WHAT IS EXPECTED: Report each line of the data that has "React" somewhere in it.

INFORMATION SHOWN:
---------------
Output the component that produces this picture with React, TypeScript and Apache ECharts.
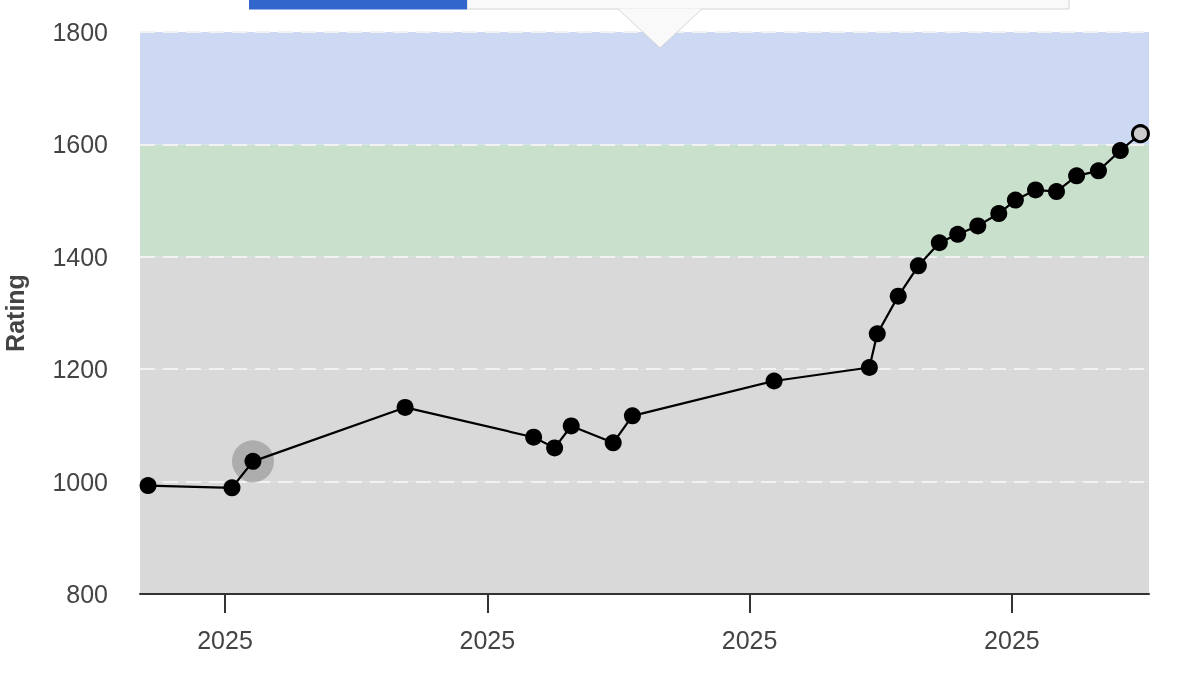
import React, { useEffect, useRef } from "react";
import * as echarts from "echarts";

// x = days since the first tick, y = rating
const days = [-8.8, 0.8, 3.2, 20.6, 35.3, 37.7, 39.6, 44.4, 46.6, 62.8, 73.7, 74.6, 77.0, 79.3, 81.7, 83.8, 86.1, 88.5, 90.4, 92.7, 95.1, 97.4, 99.9, 102.4, 104.7];
const ratings = [993, 989, 1036, 1132, 1079, 1060, 1099, 1069, 1117, 1179, 1203, 1263, 1330, 1384, 1425, 1440, 1455, 1477, 1501, 1519, 1516, 1544, 1553, 1589, 1619];
const highlightIndex = 2;
const xTickValues = [0, 30, 60, 90];
const xTickLabels = ["2025", "2025", "2025", "2025"];
const yTicks = [800, 1000, 1200, 1400, 1600, 1800];
const bandColors = ["#d9d9d9", "#d9d9d9", "#d9d9d9", "#c9e0cc", "#cdd9f2"];

export default function App() {
  const ref = useRef<HTMLDivElement>(null);
  useEffect(() => {
    if (!ref.current) return;
    const chart = echarts.init(ref.current, null, { renderer: "svg" });
    const lastIdx = ratings.length - 1;
    const lineData = days.map((d, i) =>
      i === lastIdx
        ? {
            value: [d, ratings[i]],
            symbolSize: 16,
            itemStyle: { color: "#cccccc", borderColor: "#000", borderWidth: 3 },
          }
        : { value: [d, ratings[i]] }
    );
    const font = "Arial, 'Liberation Sans', sans-serif";
    chart.setOption({
      animation: false,
      grid: { left: 140, right: 51, top: 32, bottom: 94, containLabel: false, outerBoundsMode: "none" },
      xAxis: {
        type: "value",
        min: -9.72,
        max: 105.68,
        splitLine: { show: false },
        axisLine: { show: true, onZero: false, lineStyle: { color: "#333", width: 2 } },
        axisTick: { show: true, length: 19, customValues: xTickValues, lineStyle: { color: "#333", width: 2 } },
        axisLabel: {
          customValues: xTickValues,
          formatter: (v: number) => xTickLabels[xTickValues.indexOf(Math.round(v))] ?? "",
          fontSize: 25,
          color: "#444",
          fontFamily: font,
          margin: 33,
        },
      },
      yAxis: {
        type: "value",
        min: yTicks[0],
        max: yTicks[yTicks.length - 1],
        interval: 200,
        name: "Rating",
        nameLocation: "middle",
        nameRotate: 90,
        nameGap: 113,
        nameTextStyle: { fontSize: 25, fontWeight: "bold", color: "#444", fontFamily: font },
        axisLine: { show: false },
        axisTick: { show: false },
        axisLabel: { fontSize: 25, color: "#444", fontFamily: font, margin: 32, formatter: (v: number) => String(v) },
        splitArea: { show: true, areaStyle: { color: bandColors } },
        splitLine: { show: true, lineStyle: { color: "#f2f2f2", width: 2, type: [15, 8] } },
      },
      series: [
        {
          type: "scatter",
          data: [[days[highlightIndex], ratings[highlightIndex]]],
          symbolSize: 42,
          itemStyle: { color: "rgba(0,0,0,0.25)" },
          z: 1,
          silent: true,
        },
        {
          type: "line",
          data: lineData,
          symbol: "circle",
          symbolSize: 17,
          itemStyle: { color: "#000" },
          lineStyle: { color: "#000", width: 2.2 },
          z: 2,
        },
      ],
      graphic: [
        { type: "rect", shape: { x: 467, y: -20, width: 602, height: 29 }, style: { fill: "#f9f9f9", stroke: "#d4d4d4", lineWidth: 1 }, z: 100 },
        { type: "rect", shape: { x: 249, y: -20, width: 218, height: 29.5 }, style: { fill: "#3366cc" }, z: 101 },
        { type: "polygon", shape: { points: [[618, 8.5], [702, 8.5], [660, 48]] }, style: { fill: "#f9f9f9" }, z: 102 },
        { type: "polyline", shape: { points: [[618, 9], [660, 48], [702, 9]] }, style: { stroke: "#d4d4d4", lineWidth: 1, fill: "none" }, z: 103 },
      ],
    });
    return () => chart.dispose();
  }, []);
  return <div ref={ref} style={{ position: "fixed", left: 0, top: 0, width: 1200, height: 688 }} />;
}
---------------
SOLUTION TO THIS PROBLEM:
Output the component that produces this picture with React, TypeScript and Apache ECharts.
import React, { useEffect, useRef } from "react";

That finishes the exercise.